Oxfam sex scandal: Director promises justice for victims
Oxfam says it will set up a commission to investigate past and present allegations of exploitation by staff.
Oxfam International's executive director Winnie Byanyima said it would "do justice" and "atone for the past".
She invited victims to come forward "for justice to be done" for them, saying she was "here for all the women who have been abused".
The British charity has faced criticism over the way it handled claims staff hired prostitutes in Haiti in 2011.
Meanwhile, UN Secretary General Antonio Gutteres told the BBC there must be "zero tolerance" of sexual misconduct within the aid community.
Ms Byanyima, the most senior Oxfam executive to speak on the issue, said she first heard of the controversy after news reports last week.
She said the organisation was "hurt", but added: "There is no way this organisation can die... the world needs it."
In an interview with the BBC's diplomatic correspondent James Landale, she switched to speaking in the Ugandan language of Runyankore to make an apology: "From the bottom of my heart forgive us, forgive Oxfam."
She admitted she could not guarantee there were not sex offenders currently working at the organisation but vowed Oxfam would "build a new culture that doesn't tolerate that behaviour".
She said the reforms at Oxfam would include:
- setting up a high-level independent commission that will look into culture and practices at the organisation, with a mandate to investigate past and current claims of sexual exploitation
- more than tripling the budget for the charity's safeguarding team, and doubling the number of staff working in the department
- setting up a global database of accredited referees to ensure sex offenders cannot falsify references and reoffend at other charities
- making the organisation's "whistleblowing mechanism" external, safe and confidential
Mr Gutteres said Oxfam were "very reliable partners" during his time as UN high commissioner for refugees and he hoped the charity would "overcome this difficulty and to do everything necessary to re-establish... normal operations".
He added: "In relation to sexual harassment and sexual exploitation... These are widespread problems that all organisations - international organisations, national organisations, the private sector - have and they need to fight it very strongly."
Earlier this month, news reports said that during a humanitarian mission in Haiti in 2011, the charity's country director Roland van Hauwermeiren hired prostitutes at a villa paid for by Oxfam.

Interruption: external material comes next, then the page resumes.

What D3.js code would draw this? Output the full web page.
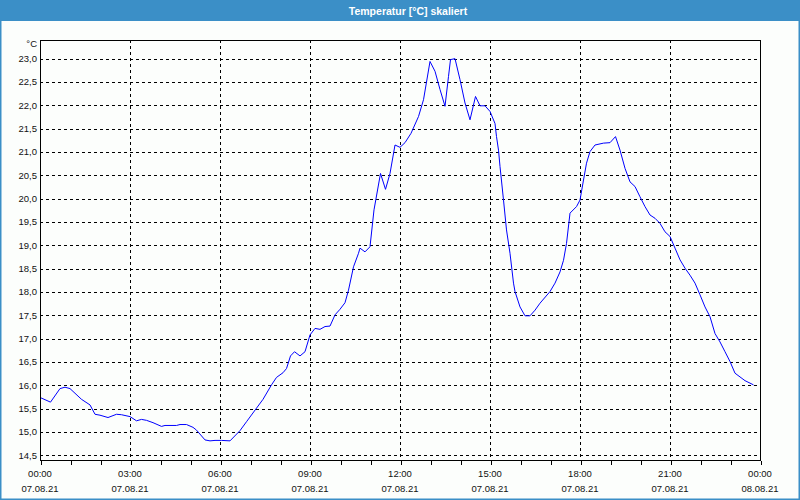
<!DOCTYPE html>
<html>
<head>
<meta charset="utf-8">
<script src="https://cdn.jsdelivr.net/npm/d3@7"></script>
<style>
  body { margin: 0; background: #fcfefc; }
  svg { display: block; }
  text { font-family: "Liberation Sans", Arial, sans-serif; }
</style>
</head>
<body>
<div id="chart"></div>
<script>
// Temperature readings, 07.08.21 (times as HH:MM, values in °C)
const times = [
    "00:00", "00:21", "00:40", "00:50", "01:00", "01:23", "01:40", "01:50", "02:00", "02:16",
    "02:33", "02:43", "03:00", "03:13", "03:23", "03:33", "03:46", "04:03", "04:10", "04:33",
    "04:40", "04:53", "05:06", "05:13", "05:30", "05:40", "05:50", "06:03", "06:20", "06:40",
    "06:53", "07:26", "07:43", "07:53", "08:06", "08:13", "08:21", "08:29", "08:40", "08:50",
    "09:00", "09:10", "09:20", "09:30", "09:40", "09:50", "10:00", "10:10", "10:17", "10:27",
    "10:37", "10:40", "10:50", "11:00", "11:08", "11:21", "11:31", "11:40", "11:50", "12:00",
    "12:10", "12:22", "12:37", "12:47", "13:00", "13:10", "13:20", "13:30", "13:37", "13:41",
    "13:50", "14:00", "14:10", "14:20", "14:31", "14:40", "14:50", "15:00", "15:10", "15:13",
    "15:17", "15:20", "15:27", "15:33", "15:40", "15:47", "15:50", "16:00", "16:10", "16:20",
    "16:30", "16:40", "17:00", "17:10", "17:20", "17:27", "17:33", "17:40", "17:53", "18:00",
    "18:07", "18:13", "18:20", "18:30", "18:47", "19:00", "19:11", "19:20", "19:30", "19:40",
    "19:50", "20:00", "20:10", "20:20", "20:30", "20:40", "20:50", "21:00", "21:10", "21:20",
    "21:30", "21:40", "21:50", "22:00", "22:10", "22:20", "22:30", "22:40", "22:50", "23:00",
    "23:10", "23:20", "23:30", "23:47"
];
const temps = [
    15.74, 15.64, 15.93, 15.96, 15.93, 15.70, 15.58, 15.38, 15.36, 15.31,
    15.38, 15.37, 15.33, 15.24, 15.27, 15.25, 15.20, 15.12, 15.14, 15.14,
    15.16, 15.16, 15.10, 15.04, 14.83, 14.81, 14.82, 14.82, 14.81, 15.03,
    15.22, 15.70, 16.01, 16.17, 16.27, 16.36, 16.63, 16.72, 16.63, 16.72,
    17.08, 17.22, 17.20, 17.26, 17.27, 17.51, 17.63, 17.77, 18.04, 18.54,
    18.83, 18.94, 18.86, 18.97, 19.76, 20.54, 20.20, 20.54, 21.15, 21.10,
    21.20, 21.40, 21.76, 22.12, 22.94, 22.73, 22.34, 21.98, 22.62, 22.98,
    23.00, 22.55, 22.05, 21.69, 22.19, 21.99, 21.99, 21.87, 21.61, 21.33,
    21.04, 20.69, 19.97, 19.33, 18.83, 18.19, 18.01, 17.68, 17.49, 17.49,
    17.61, 17.76, 18.01, 18.19, 18.43, 18.68, 19.04, 19.69, 19.83, 19.97,
    20.40, 20.76, 21.01, 21.15, 21.19, 21.20, 21.33, 21.04, 20.65, 20.36,
    20.26, 20.04, 19.83, 19.65, 19.58, 19.47, 19.29, 19.19, 18.94, 18.69,
    18.51, 18.36, 18.19, 17.94, 17.68, 17.47, 17.11, 16.93, 16.72, 16.51,
    16.26, 16.18, 16.10, 16.01
];
const yTicks = [14.5, 15, 15.5, 16, 16.5, 17, 17.5, 18, 18.5, 19, 19.5, 20, 20.5, 21, 21.5, 22, 22.5, 23];
const yDomain = [14.4, 23.4];
const title = "Temperatur [°C] skaliert";
const unit = "°C";
const day = "2021-08-07";

const W = 800, H = 500;
const margin = { top: 40, right: 40, bottom: 40, left: 40 };
const blue = "#3b8fc7";

const parse = d3.timeParse("%Y-%m-%d %H:%M");
const data = times.map((t, i) => ({ t: parse(day + " " + t), v: temps[i] }));

const start = parse(day + " 00:00");
const end = d3.timeDay.offset(start, 1);

const svg = d3.select("#chart").append("svg")
    .attr("width", W)
    .attr("height", H);

// window frame + title bar
svg.append("rect")
    .attr("x", 0.5).attr("y", 0.5)
    .attr("width", W - 1).attr("height", H - 1)
    .attr("fill", "#fcfefc")
    .attr("stroke", blue)
    .attr("stroke-width", 2);

svg.append("rect")
    .attr("x", 0).attr("y", 0)
    .attr("width", W).attr("height", 21)
    .attr("fill", blue);

svg.append("text")
    .attr("x", W / 2 + 8)
    .attr("y", 11)
    .attr("dy", "0.35em")
    .attr("text-anchor", "middle")
    .attr("fill", "#fff")
    .attr("font-size", "10.5px")
    .attr("font-weight", "bold")
    .text(title);

const x = d3.scaleTime()
    .domain([start, end])
    .range([margin.left, W - margin.right]);

const y = d3.scaleLinear()
    .domain(yDomain)
    .range([H - margin.bottom, margin.top]);

const g = svg.append("g");

// horizontal grid
g.selectAll("line.hgrid")
    .data(yTicks)
    .enter().append("line")
    .attr("class", "hgrid")
    .attr("x1", margin.left)
    .attr("x2", W - margin.right)
    .attr("y1", d => Math.round(y(d)) + 0.5)
    .attr("y2", d => Math.round(y(d)) + 0.5)
    .attr("stroke", "#000")
    .attr("stroke-dasharray", "3,3")
    .attr("shape-rendering", "crispEdges");

// vertical grid every 3 hours
const majorTicks = d3.timeHour.every(3).range(start, d3.timeHour.offset(end, 1));
g.selectAll("line.vgrid")
    .data(majorTicks.filter(d => d > start && d < end))
    .enter().append("line")
    .attr("class", "vgrid")
    .attr("x1", d => Math.round(x(d)) + 0.5)
    .attr("x2", d => Math.round(x(d)) + 0.5)
    .attr("y1", margin.top)
    .attr("y2", H - margin.bottom)
    .attr("stroke", "#000")
    .attr("stroke-dasharray", "3,3")
    .attr("shape-rendering", "crispEdges");

// temperature line
const line = d3.line()
    .x(d => x(d.t))
    .y(d => y(d.v));

g.append("path")
    .datum(data)
    .attr("d", line)
    .attr("fill", "none")
    .attr("stroke", "#0000ff")
    .attr("stroke-width", 1);

// plot frame
svg.append("rect")
    .attr("x", margin.left + 0.5)
    .attr("y", margin.top + 0.5)
    .attr("width", W - margin.left - margin.right)
    .attr("height", H - margin.top - margin.bottom)
    .attr("fill", "none")
    .attr("stroke", "#000")
    .attr("shape-rendering", "crispEdges");

// x axis with hourly minor ticks
const xAxis = d3.axisBottom(x)
    .ticks(d3.timeHour.every(1))
    .tickSize(4)
    .tickFormat("");

svg.append("g")
    .attr("transform", `translate(0.5,${H - margin.bottom + 0.5})`)
    .call(xAxis)
    .call(a => a.select(".domain").remove())
    .call(a => a.selectAll("line").attr("stroke", "#000").attr("shape-rendering", "crispEdges"));

const fmtTime = d3.timeFormat("%H:%M");
const fmtDate = d3.timeFormat("%d.%m.%y");

const xl = svg.append("g").attr("font-size", "9.5px").attr("fill", "#111");
xl.selectAll("text.xt")
    .data(majorTicks)
    .enter().append("text")
    .attr("class", "xt")
    .attr("x", d => x(d))
    .attr("y", H - margin.bottom + 14)
    .attr("dy", "0.35em")
    .attr("text-anchor", "middle")
    .text(fmtTime);
xl.selectAll("text.xd")
    .data(majorTicks)
    .enter().append("text")
    .attr("class", "xd")
    .attr("x", d => x(d))
    .attr("y", H - margin.bottom + 29)
    .attr("dy", "0.35em")
    .attr("text-anchor", "middle")
    .text(fmtDate);

// y labels
const fmtY = v => d3.format(".1f")(v).replace(".", ",");
const yl = svg.append("g").attr("font-size", "9.5px").attr("fill", "#111");
yl.selectAll("text")
    .data(yTicks)
    .enter().append("text")
    .attr("x", margin.left - 3)
    .attr("y", d => y(d))
    .attr("dy", "0.35em")
    .attr("text-anchor", "end")
    .text(fmtY);

yl.append("text")
    .attr("x", margin.left - 3)
    .attr("y", margin.top + 4)
    .attr("dy", "0.35em")
    .attr("text-anchor", "end")
    .text(unit);
</script>
</body>
</html>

Mr Van Hauwermeiren, who left Oxfam in 2011 amid a sexual misconduct inquiry, has denied hiring prostitutes but said he had "intimate relations" with a woman who was "not a prostitute".
Oxfam had staff working in Haiti following the earthquake in the country which killed about 200,000 people in 2010.
As a result of the revelation, the charity has faced severe criticism from the British government and the Haitian president.
International Development Secretary Penny Mordaunt has threatened to cut the charity's government funding, which was £32m last year.
The charity has also lost a number of celebrity ambassadors including Good Will Hunting actress Minnie Driver, and Nobel Peace Prize winner Archbishop Desmond Tutu.
Ms Byanyima said she was sad to lose ambassadors she "respects so much", but added: "What hurts me most is out there in Haiti, there are poor women who have been abused and have not received justice."
Meanwhile, Oxfam's chief executive Mark Goldring has used an interview in the Guardian to repeat his apology for the charity's failings, while maintaining that "the scale and the intensity of the attacks feels out of proportion to the level of culpability".
The UK's Charity Commission is to launch a full inquiry into Oxfam, saying the organisation may not have "full and frankly disclosed material details" about the Haiti sex scandal.
On Thursday a new allegation came to light that a worker fired by Oxfam over sexual misconduct allegations in Haiti was rehired later the same year by the charity.
Oxfam said its decision to rehire the man in Ethiopia was a "serious error".
Oxfam has almost 10,000 staff working in more than 90 countries across the globe.